* **Written instruction**: Take the listing from its first line through the line that contains "var pw = 396, plotTop" and please retype those lines exactly, leaving out the pictures.

* **Given information**:

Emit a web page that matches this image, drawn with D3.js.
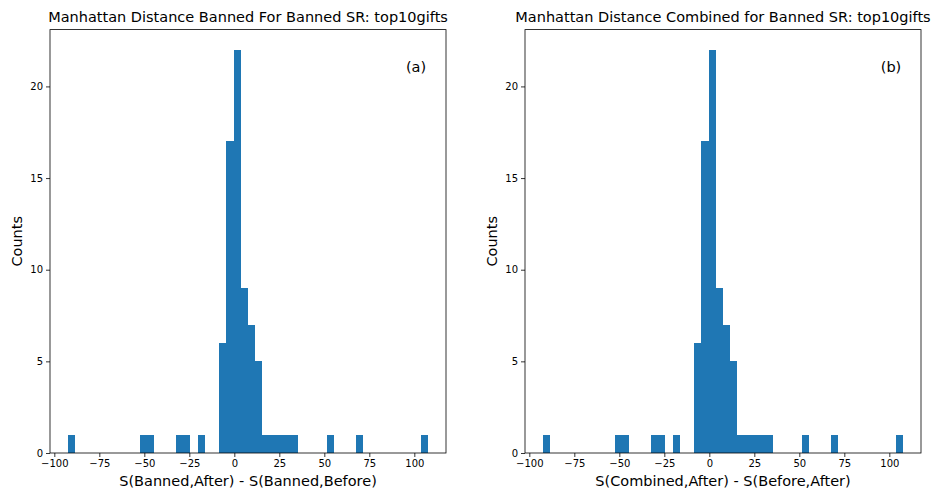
<!DOCTYPE html>
<html>
<head>
<meta charset="utf-8">
<script src="https://cdn.jsdelivr.net/npm/d3@7"></script>
<style>
  body { margin: 0; background: #fff; }
  svg { display: block; font-family: "DejaVu Sans", sans-serif; }
</style>
</head>
<body>
<svg width="933" height="492"></svg>
<script>
// histogram: 50 bins between binMin and binMax
var binMin = -92.4;
var binMax = 107.6;
var countsBanned = [1,0,0,0,0,0,0,0,0,0, 1,1,0,0,0,1,1,0,1,0, 0,6,17,22,9,7,5,1,1,1, 1,1,0,0,0,0,1,0,0,0, 1,0,0,0,0,0,0,0,0,1];
var countsCombined = [1,0,0,0,0,0,0,0,0,0, 1,1,0,0,0,1,1,0,1,0, 0,6,17,22,9,7,5,1,1,1, 1,1,0,0,0,0,1,0,0,0, 1,0,0,0,0,0,0,0,0,1];
var titles = ['Manhattan Distance Banned For Banned SR: top10gifts', 'Manhattan Distance Combined for Banned SR: top10gifts'];
var xLabels = ['S(Banned,After) - S(Banned,Before)', 'S(Combined,After) - S(Before,After)'];
var tags = ['(a)', '(b)'];
var xTicks = [-100, -75, -50, -25, 0, 25, 50, 75, 100];
var yTicks = [0, 5, 10, 15, 20];

var svg = d3.select('svg');
var panels = [
  { left: 50, counts: countsBanned },
  { left: 525, counts: countsCombined }
];
var pw = 396, plotTop = 29.6, plotBottom = 453;

panels.forEach(function (p, i) {
  var n = p.counts.length;
  var w = (binMax - binMin) / n;
  var bins = p.counts.map((c, k) => ({ x0: binMin + k * w, x1: binMin + (k + 1) * w, c: c }));
  var span = binMax - binMin;
  var xScale = d3.scaleLinear()
    .domain([binMin - 0.05 * span, binMax + 0.05 * span])
    .range([p.left, p.left + pw]);
  var yMax = d3.max(p.counts) * 1.05;
  var yScale = d3.scaleLinear().domain([0, yMax]).range([plotBottom, plotTop]);

  var g = svg.append('g');
  g.selectAll('rect.bar')
    .data(bins.filter(d => d.c > 0))
    .enter().append('rect')
    .attr('class', 'bar')
    .attr('x', d => xScale(d.x0))
    .attr('width', d => xScale(d.x1) - xScale(d.x0))
    .attr('y', d => yScale(d.c))
    .attr('height', d => yScale(0) - yScale(d.c))
    .attr('fill', '#1f77b4')
    .attr('shape-rendering', 'crispEdges');

  var xAxis = d3.axisBottom(xScale).tickValues(xTicks).tickSizeOuter(0).tickSize(4).tickPadding(3);
  var yAxis = d3.axisLeft(yScale).tickValues(yTicks).tickSizeOuter(0).tickSize(4).tickPadding(3);
  var gx = g.append('g').attr('transform', `translate(0,${plotBottom})`).call(xAxis);
  var gy = g.append('g').attr('transform', `translate(${p.left},0)`).call(yAxis);
  [gx, gy].forEach(a => {
    a.select('.domain').remove();
    a.selectAll('text').attr('font-size', 10).attr('fill', '#000').attr('font-family', '"DejaVu Sans", sans-serif');
    a.selectAll('line').attr('stroke', '#000').attr('stroke-width', 0.8);
  });

  g.append('rect')
    .attr('x', p.left).attr('y', plotTop)
    .attr('width', pw).attr('height', plotBottom - plotTop)
    .attr('fill', 'none').attr('stroke', '#000').attr('stroke-width', 0.8);

  g.append('text')
    .attr('x', p.left + pw / 2).attr('y', 22)
    .attr('text-anchor', 'middle').attr('font-size', 14.5)
    .text(titles[i]);
  g.append('text')
    .attr('x', p.left + pw / 2).attr('y', 486)
    .attr('text-anchor', 'middle').attr('font-size', 14.5)
    .text(xLabels[i]);
  g.append('text')
    .attr('transform', `translate(${p.left - 28},${(plotTop + plotBottom) / 2}) rotate(-90)`)
    .attr('text-anchor', 'middle').attr('font-size', 14.5)
    .text('Counts');
  g.append('text')
    .attr('x', p.left + pw - 30).attr('y', 72)
    .attr('text-anchor', 'middle').attr('font-size', 14.5)
    .text(tags[i]);
});
</script>
</body>
</html>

* **Task result**:
Emit a web page that matches this image, drawn with D3.js.
<!DOCTYPE html>
<html>
<head>
<meta charset="utf-8">
<script src="https://cdn.jsdelivr.net/npm/d3@7"></script>
<style>
  body { margin: 0; background: #fff; }
  svg { display: block; font-family: "DejaVu Sans", sans-serif; }
</style>
</head>
<body>
<svg width="933" height="492"></svg>
<script>
// histogram: 50 bins between binMin and binMax
var binMin = -92.4;
var binMax = 107.6;
var countsBanned = [1,0,0,0,0,0,0,0,0,0, 1,1,0,0,0,1,1,0,1,0, 0,6,17,22,9,7,5,1,1,1, 1,1,0,0,0,0,1,0,0,0, 1,0,0,0,0,0,0,0,0,1];
var countsCombined = [1,0,0,0,0,0,0,0,0,0, 1,1,0,0,0,1,1,0,1,0, 0,6,17,22,9,7,5,1,1,1, 1,1,0,0,0,0,1,0,0,0, 1,0,0,0,0,0,0,0,0,1];
var titles = ['Manhattan Distance Banned For Banned SR: top10gifts', 'Manhattan Distance Combined for Banned SR: top10gifts'];
var xLabels = ['S(Banned,After) - S(Banned,Before)', 'S(Combined,After) - S(Before,After)'];
var tags = ['(a)', '(b)'];
var xTicks = [-100, -75, -50, -25, 0, 25, 50, 75, 100];
var yTicks = [0, 5, 10, 15, 20];

var svg = d3.select('svg');
var panels = [
  { left: 50, counts: countsBanned },
  { left: 525, counts: countsCombined }
];
var pw = 396, plotTop = 29.6, plotBottom = 453;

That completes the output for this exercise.